_The exercise_. Leaving out the pictures, retype the lines from the beginning of the listing through the line containing "1509, 1509, 1509, 1509, 1509, 1509, 1509, 1509];".

_Input_.
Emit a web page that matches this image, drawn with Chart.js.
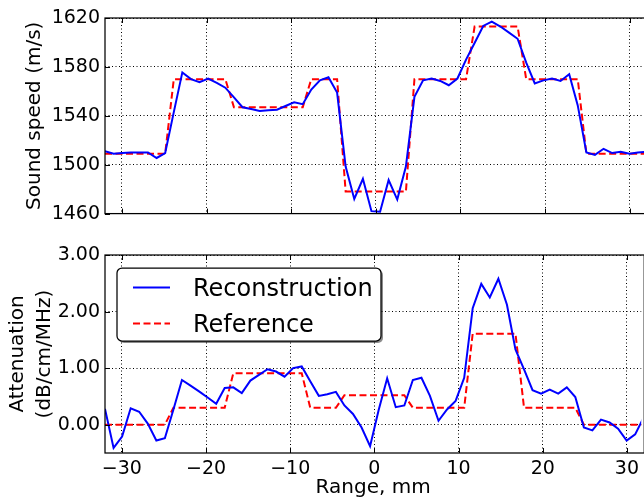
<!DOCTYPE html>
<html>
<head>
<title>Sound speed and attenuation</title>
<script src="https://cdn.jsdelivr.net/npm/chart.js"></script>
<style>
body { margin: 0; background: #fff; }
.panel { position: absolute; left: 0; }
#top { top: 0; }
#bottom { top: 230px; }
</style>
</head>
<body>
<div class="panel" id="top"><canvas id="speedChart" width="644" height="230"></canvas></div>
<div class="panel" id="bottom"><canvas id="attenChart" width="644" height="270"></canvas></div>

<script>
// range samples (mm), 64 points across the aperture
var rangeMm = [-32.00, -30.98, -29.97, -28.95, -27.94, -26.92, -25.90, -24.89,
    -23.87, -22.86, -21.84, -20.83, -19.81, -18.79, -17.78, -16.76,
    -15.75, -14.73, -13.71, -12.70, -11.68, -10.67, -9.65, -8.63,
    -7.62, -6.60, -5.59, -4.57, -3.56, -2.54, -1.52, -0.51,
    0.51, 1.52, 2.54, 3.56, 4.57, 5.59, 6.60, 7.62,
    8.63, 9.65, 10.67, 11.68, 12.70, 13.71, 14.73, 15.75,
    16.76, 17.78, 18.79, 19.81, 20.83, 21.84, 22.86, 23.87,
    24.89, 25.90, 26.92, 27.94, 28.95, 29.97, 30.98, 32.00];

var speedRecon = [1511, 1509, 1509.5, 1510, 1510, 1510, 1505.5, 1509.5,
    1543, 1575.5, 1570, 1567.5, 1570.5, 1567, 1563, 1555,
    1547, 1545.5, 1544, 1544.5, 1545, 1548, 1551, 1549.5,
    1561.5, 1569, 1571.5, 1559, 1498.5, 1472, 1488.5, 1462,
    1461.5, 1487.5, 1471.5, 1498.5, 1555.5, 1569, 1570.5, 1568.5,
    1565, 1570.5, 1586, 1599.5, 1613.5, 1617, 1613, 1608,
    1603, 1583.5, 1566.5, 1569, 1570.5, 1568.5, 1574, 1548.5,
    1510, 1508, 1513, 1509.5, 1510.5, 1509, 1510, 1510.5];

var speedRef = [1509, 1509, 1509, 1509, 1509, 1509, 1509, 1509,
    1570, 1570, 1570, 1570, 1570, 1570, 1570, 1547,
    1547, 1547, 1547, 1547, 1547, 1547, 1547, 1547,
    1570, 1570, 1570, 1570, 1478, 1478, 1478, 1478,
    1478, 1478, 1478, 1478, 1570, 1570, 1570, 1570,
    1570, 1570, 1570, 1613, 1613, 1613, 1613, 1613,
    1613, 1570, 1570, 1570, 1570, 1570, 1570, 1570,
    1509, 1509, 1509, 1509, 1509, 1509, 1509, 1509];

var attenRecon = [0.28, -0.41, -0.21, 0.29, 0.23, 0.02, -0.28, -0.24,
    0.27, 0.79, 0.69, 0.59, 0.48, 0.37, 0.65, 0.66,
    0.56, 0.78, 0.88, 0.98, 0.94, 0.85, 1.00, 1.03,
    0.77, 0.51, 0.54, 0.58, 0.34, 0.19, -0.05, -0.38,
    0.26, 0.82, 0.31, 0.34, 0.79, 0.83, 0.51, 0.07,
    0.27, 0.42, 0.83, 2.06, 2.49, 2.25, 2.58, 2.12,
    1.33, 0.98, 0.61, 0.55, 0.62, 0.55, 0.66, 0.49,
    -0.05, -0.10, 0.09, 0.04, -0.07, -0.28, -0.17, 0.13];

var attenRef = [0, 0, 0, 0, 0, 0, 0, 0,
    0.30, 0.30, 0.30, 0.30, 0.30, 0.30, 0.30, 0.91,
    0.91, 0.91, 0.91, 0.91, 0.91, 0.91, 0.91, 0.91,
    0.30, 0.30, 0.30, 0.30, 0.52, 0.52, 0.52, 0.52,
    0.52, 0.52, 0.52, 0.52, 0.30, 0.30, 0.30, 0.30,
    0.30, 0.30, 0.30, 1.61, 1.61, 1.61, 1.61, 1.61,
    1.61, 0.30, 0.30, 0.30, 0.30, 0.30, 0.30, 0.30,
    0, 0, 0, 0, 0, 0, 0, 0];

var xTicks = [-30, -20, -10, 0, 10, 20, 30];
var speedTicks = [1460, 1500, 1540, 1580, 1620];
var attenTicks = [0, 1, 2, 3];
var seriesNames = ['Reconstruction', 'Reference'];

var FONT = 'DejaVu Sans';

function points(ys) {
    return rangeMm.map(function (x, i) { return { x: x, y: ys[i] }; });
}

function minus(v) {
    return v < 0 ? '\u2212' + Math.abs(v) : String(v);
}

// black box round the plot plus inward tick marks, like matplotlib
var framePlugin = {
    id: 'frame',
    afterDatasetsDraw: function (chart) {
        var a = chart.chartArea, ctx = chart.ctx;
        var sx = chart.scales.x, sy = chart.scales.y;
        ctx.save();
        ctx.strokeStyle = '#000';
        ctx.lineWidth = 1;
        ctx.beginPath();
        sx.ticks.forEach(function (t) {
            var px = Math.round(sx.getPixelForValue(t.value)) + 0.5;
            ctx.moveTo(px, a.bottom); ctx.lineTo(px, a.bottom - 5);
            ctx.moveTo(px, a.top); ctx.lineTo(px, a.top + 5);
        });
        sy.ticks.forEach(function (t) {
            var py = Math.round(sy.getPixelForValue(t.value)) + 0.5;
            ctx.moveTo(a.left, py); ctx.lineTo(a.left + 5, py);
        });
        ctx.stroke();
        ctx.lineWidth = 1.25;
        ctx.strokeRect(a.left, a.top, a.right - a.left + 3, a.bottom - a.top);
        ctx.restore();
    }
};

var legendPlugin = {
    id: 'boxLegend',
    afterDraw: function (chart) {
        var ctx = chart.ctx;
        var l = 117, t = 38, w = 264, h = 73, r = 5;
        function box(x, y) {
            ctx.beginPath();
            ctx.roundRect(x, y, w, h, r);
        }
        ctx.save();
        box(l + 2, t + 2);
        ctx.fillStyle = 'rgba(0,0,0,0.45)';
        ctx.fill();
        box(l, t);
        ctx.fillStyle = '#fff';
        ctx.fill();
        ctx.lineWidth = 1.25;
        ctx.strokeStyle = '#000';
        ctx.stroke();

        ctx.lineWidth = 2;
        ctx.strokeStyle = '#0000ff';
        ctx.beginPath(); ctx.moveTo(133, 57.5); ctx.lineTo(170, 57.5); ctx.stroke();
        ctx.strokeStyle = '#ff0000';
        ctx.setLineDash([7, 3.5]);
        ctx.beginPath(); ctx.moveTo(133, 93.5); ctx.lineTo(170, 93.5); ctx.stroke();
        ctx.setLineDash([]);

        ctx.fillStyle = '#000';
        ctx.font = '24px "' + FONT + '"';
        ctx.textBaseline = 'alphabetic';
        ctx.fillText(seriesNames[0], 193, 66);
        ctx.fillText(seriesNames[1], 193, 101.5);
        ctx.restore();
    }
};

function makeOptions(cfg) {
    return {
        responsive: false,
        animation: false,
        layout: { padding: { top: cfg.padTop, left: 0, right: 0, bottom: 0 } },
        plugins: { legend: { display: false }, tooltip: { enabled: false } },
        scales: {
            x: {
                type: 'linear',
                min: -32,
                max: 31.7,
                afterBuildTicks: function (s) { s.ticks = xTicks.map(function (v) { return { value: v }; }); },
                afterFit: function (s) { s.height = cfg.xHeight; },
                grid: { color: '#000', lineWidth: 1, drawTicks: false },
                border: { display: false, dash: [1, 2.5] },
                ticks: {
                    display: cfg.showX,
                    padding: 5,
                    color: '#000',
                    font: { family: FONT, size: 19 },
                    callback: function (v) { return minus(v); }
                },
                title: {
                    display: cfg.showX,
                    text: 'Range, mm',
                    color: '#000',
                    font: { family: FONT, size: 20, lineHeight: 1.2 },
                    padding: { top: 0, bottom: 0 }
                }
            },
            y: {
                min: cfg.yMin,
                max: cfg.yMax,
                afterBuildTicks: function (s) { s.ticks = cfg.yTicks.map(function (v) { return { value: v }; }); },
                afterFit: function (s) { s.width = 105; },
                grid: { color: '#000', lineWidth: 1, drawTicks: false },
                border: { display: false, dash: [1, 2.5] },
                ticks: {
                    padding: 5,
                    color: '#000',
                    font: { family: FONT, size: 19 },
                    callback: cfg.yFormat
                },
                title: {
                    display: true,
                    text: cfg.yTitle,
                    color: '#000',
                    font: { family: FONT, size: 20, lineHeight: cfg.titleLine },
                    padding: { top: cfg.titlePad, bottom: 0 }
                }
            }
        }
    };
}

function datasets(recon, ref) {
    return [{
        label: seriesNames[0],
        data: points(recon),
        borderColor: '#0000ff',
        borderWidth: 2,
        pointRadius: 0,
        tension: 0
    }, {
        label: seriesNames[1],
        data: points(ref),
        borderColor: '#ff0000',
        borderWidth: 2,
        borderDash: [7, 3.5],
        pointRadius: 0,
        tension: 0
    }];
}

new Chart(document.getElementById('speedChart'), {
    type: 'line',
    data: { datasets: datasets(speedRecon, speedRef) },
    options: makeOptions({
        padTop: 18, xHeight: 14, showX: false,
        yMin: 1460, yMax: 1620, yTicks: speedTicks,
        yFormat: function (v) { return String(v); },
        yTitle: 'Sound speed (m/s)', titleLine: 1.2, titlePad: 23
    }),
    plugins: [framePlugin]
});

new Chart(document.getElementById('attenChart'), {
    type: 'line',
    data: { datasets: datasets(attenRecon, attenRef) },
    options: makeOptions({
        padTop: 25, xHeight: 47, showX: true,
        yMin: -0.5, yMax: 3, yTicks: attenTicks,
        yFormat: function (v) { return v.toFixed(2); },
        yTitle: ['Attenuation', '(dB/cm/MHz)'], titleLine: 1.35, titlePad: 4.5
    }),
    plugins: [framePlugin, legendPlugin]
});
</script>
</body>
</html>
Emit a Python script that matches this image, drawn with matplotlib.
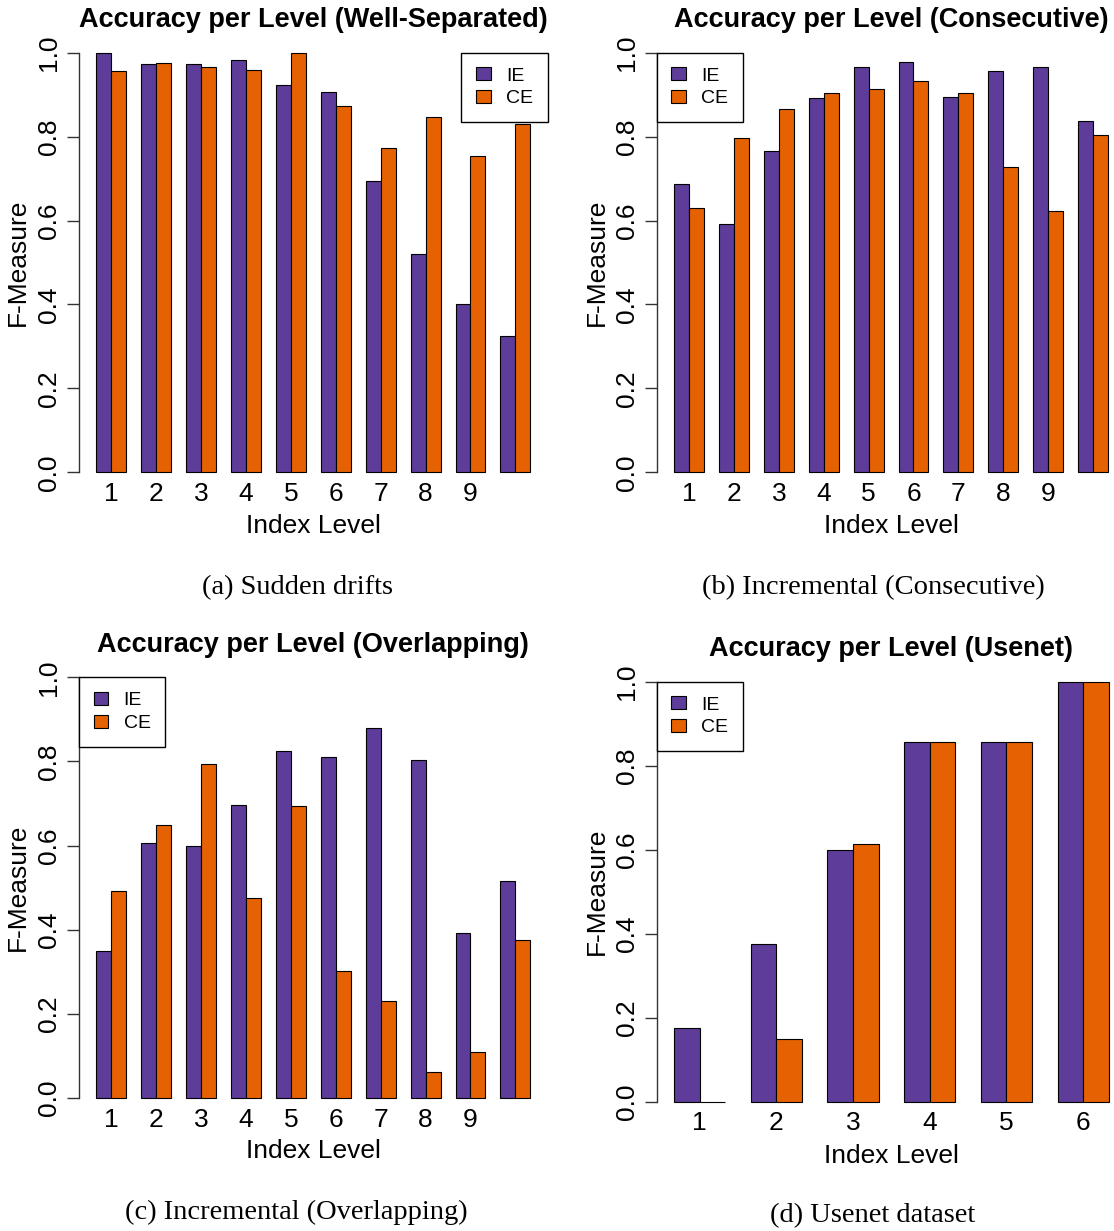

_The completed task_.
Emit a web page that matches this image, drawn with Chart.js.
<!DOCTYPE html>
<html>
<head>
<title>Sound speed and attenuation</title>
<script src="https://cdn.jsdelivr.net/npm/chart.js"></script>
<style>
body { margin: 0; background: #fff; }
.panel { position: absolute; left: 0; }
#top { top: 0; }
#bottom { top: 230px; }
</style>
</head>
<body>
<div class="panel" id="top"><canvas id="speedChart" width="644" height="230"></canvas></div>
<div class="panel" id="bottom"><canvas id="attenChart" width="644" height="270"></canvas></div>

<script>
// range samples (mm), 64 points across the aperture
var rangeMm = [-32.00, -30.98, -29.97, -28.95, -27.94, -26.92, -25.90, -24.89,
    -23.87, -22.86, -21.84, -20.83, -19.81, -18.79, -17.78, -16.76,
    -15.75, -14.73, -13.71, -12.70, -11.68, -10.67, -9.65, -8.63,
    -7.62, -6.60, -5.59, -4.57, -3.56, -2.54, -1.52, -0.51,
    0.51, 1.52, 2.54, 3.56, 4.57, 5.59, 6.60, 7.62,
    8.63, 9.65, 10.67, 11.68, 12.70, 13.71, 14.73, 15.75,
    16.76, 17.78, 18.79, 19.81, 20.83, 21.84, 22.86, 23.87,
    24.89, 25.90, 26.92, 27.94, 28.95, 29.97, 30.98, 32.00];

var speedRecon = [1511, 1509, 1509.5, 1510, 1510, 1510, 1505.5, 1509.5,
    1543, 1575.5, 1570, 1567.5, 1570.5, 1567, 1563, 1555,
    1547, 1545.5, 1544, 1544.5, 1545, 1548, 1551, 1549.5,
    1561.5, 1569, 1571.5, 1559, 1498.5, 1472, 1488.5, 1462,
    1461.5, 1487.5, 1471.5, 1498.5, 1555.5, 1569, 1570.5, 1568.5,
    1565, 1570.5, 1586, 1599.5, 1613.5, 1617, 1613, 1608,
    1603, 1583.5, 1566.5, 1569, 1570.5, 1568.5, 1574, 1548.5,
    1510, 1508, 1513, 1509.5, 1510.5, 1509, 1510, 1510.5];

var speedRef = [1509, 1509, 1509, 1509, 1509, 1509, 1509, 1509,
    1570, 1570, 1570, 1570, 1570, 1570, 1570, 1547,
    1547, 1547, 1547, 1547, 1547, 1547, 1547, 1547,
    1570, 1570, 1570, 1570, 1478, 1478, 1478, 1478,
    1478, 1478, 1478, 1478, 1570, 1570, 1570, 1570,
    1570, 1570, 1570, 1613, 1613, 1613, 1613, 1613,
    1613, 1570, 1570, 1570, 1570, 1570, 1570, 1570,
    1509, 1509, 1509, 1509, 1509, 1509, 1509, 1509];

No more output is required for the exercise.